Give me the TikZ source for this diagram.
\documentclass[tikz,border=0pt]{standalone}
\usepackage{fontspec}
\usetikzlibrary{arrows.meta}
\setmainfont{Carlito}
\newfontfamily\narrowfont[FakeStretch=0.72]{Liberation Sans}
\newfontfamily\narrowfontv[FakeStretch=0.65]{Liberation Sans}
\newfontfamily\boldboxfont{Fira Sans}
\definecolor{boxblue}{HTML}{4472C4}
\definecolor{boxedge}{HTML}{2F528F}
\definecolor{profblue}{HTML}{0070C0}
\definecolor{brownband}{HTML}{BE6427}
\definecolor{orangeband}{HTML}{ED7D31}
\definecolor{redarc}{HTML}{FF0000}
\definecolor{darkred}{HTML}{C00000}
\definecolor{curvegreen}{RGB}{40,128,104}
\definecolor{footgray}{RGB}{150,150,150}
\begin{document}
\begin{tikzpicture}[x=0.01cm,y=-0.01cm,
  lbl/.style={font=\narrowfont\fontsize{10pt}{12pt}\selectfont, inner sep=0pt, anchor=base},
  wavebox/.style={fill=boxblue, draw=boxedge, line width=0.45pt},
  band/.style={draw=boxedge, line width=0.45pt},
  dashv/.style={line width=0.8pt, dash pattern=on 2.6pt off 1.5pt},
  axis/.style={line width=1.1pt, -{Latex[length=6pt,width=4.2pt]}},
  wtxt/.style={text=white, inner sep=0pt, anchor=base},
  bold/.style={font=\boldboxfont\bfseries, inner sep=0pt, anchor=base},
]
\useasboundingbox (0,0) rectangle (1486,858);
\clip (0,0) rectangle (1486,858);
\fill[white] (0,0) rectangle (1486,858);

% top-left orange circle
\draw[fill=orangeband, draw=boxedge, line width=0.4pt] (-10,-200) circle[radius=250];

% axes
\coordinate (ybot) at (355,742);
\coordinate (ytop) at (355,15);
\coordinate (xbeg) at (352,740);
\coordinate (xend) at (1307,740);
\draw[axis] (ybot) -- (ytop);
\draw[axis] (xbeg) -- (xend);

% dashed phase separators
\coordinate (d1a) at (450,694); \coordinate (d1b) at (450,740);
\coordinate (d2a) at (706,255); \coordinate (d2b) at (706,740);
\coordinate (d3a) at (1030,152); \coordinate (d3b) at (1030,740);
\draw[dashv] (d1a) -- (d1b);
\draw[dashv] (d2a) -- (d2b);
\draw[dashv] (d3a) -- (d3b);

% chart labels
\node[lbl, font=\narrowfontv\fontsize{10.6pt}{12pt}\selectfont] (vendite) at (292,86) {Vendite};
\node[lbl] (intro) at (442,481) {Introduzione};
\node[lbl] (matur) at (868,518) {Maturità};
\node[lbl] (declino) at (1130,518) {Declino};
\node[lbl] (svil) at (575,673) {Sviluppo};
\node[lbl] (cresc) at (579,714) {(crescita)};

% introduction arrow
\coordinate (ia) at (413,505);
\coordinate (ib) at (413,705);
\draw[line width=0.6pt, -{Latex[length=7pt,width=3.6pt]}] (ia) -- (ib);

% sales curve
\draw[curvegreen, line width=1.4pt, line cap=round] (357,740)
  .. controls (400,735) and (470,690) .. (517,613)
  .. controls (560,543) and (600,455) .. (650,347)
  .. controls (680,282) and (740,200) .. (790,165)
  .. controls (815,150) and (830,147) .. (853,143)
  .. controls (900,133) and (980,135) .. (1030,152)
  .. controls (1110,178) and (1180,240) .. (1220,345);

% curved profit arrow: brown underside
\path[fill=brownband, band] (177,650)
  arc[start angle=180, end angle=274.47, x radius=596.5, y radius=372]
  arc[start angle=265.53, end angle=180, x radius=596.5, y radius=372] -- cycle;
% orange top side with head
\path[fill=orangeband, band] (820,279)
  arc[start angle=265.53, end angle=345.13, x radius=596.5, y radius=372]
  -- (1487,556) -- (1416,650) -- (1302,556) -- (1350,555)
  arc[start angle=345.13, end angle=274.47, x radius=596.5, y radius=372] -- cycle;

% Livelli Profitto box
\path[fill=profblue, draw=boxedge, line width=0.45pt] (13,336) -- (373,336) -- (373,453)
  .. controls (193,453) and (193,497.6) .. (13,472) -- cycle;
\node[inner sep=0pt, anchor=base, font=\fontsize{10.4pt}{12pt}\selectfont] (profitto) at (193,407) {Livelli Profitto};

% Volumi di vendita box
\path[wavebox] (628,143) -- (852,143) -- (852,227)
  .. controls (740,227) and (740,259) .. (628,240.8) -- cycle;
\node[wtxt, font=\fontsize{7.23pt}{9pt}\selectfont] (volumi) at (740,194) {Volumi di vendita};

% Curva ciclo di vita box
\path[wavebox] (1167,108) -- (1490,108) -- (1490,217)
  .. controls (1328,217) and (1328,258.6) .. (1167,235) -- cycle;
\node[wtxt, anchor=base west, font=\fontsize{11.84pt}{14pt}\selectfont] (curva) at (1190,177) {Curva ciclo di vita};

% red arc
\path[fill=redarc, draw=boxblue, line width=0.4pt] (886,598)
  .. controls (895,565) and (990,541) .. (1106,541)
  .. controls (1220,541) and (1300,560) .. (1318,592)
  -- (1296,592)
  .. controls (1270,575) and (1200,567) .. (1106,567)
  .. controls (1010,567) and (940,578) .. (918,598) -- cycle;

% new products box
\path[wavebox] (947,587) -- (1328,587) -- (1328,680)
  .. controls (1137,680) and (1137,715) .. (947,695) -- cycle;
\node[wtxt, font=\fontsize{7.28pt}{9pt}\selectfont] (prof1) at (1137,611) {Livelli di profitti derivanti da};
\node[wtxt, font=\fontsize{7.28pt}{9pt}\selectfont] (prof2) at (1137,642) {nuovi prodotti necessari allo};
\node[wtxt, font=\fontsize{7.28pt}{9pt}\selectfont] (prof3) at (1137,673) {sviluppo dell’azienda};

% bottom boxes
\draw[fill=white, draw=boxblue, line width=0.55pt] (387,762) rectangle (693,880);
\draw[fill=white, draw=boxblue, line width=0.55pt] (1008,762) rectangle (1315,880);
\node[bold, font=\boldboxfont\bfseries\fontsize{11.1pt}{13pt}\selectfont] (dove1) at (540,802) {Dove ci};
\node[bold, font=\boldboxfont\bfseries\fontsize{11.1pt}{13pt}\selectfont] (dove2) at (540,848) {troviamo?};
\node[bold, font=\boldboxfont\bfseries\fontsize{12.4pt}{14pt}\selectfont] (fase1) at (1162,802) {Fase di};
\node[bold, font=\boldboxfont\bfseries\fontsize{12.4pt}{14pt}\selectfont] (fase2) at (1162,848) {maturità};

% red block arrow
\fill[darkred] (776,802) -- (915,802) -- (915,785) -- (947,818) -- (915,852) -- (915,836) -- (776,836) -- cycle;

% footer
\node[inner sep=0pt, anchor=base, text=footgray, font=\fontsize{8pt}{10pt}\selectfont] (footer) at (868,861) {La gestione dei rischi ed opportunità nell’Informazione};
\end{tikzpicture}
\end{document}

--*--

__Task details__. Quote exactly the stretch of lines above that starts at the first one and ends at the line with "(d3a) -- (d3b);", and nothing beyond it.

__Correct answer__.
Give me the TikZ source for this diagram.
\documentclass[tikz,border=0pt]{standalone}
\usepackage{fontspec}
\usetikzlibrary{arrows.meta}
\setmainfont{Carlito}
\newfontfamily\narrowfont[FakeStretch=0.72]{Liberation Sans}
\newfontfamily\narrowfontv[FakeStretch=0.65]{Liberation Sans}
\newfontfamily\boldboxfont{Fira Sans}
\definecolor{boxblue}{HTML}{4472C4}
\definecolor{boxedge}{HTML}{2F528F}
\definecolor{profblue}{HTML}{0070C0}
\definecolor{brownband}{HTML}{BE6427}
\definecolor{orangeband}{HTML}{ED7D31}
\definecolor{redarc}{HTML}{FF0000}
\definecolor{darkred}{HTML}{C00000}
\definecolor{curvegreen}{RGB}{40,128,104}
\definecolor{footgray}{RGB}{150,150,150}
\begin{document}
\begin{tikzpicture}[x=0.01cm,y=-0.01cm,
  lbl/.style={font=\narrowfont\fontsize{10pt}{12pt}\selectfont, inner sep=0pt, anchor=base},
  wavebox/.style={fill=boxblue, draw=boxedge, line width=0.45pt},
  band/.style={draw=boxedge, line width=0.45pt},
  dashv/.style={line width=0.8pt, dash pattern=on 2.6pt off 1.5pt},
  axis/.style={line width=1.1pt, -{Latex[length=6pt,width=4.2pt]}},
  wtxt/.style={text=white, inner sep=0pt, anchor=base},
  bold/.style={font=\boldboxfont\bfseries, inner sep=0pt, anchor=base},
]
\useasboundingbox (0,0) rectangle (1486,858);
\clip (0,0) rectangle (1486,858);
\fill[white] (0,0) rectangle (1486,858);

% top-left orange circle
\draw[fill=orangeband, draw=boxedge, line width=0.4pt] (-10,-200) circle[radius=250];

% axes
\coordinate (ybot) at (355,742);
\coordinate (ytop) at (355,15);
\coordinate (xbeg) at (352,740);
\coordinate (xend) at (1307,740);
\draw[axis] (ybot) -- (ytop);
\draw[axis] (xbeg) -- (xend);

% dashed phase separators
\coordinate (d1a) at (450,694); \coordinate (d1b) at (450,740);
\coordinate (d2a) at (706,255); \coordinate (d2b) at (706,740);
\coordinate (d3a) at (1030,152); \coordinate (d3b) at (1030,740);
\draw[dashv] (d1a) -- (d1b);
\draw[dashv] (d2a) -- (d2b);
\draw[dashv] (d3a) -- (d3b);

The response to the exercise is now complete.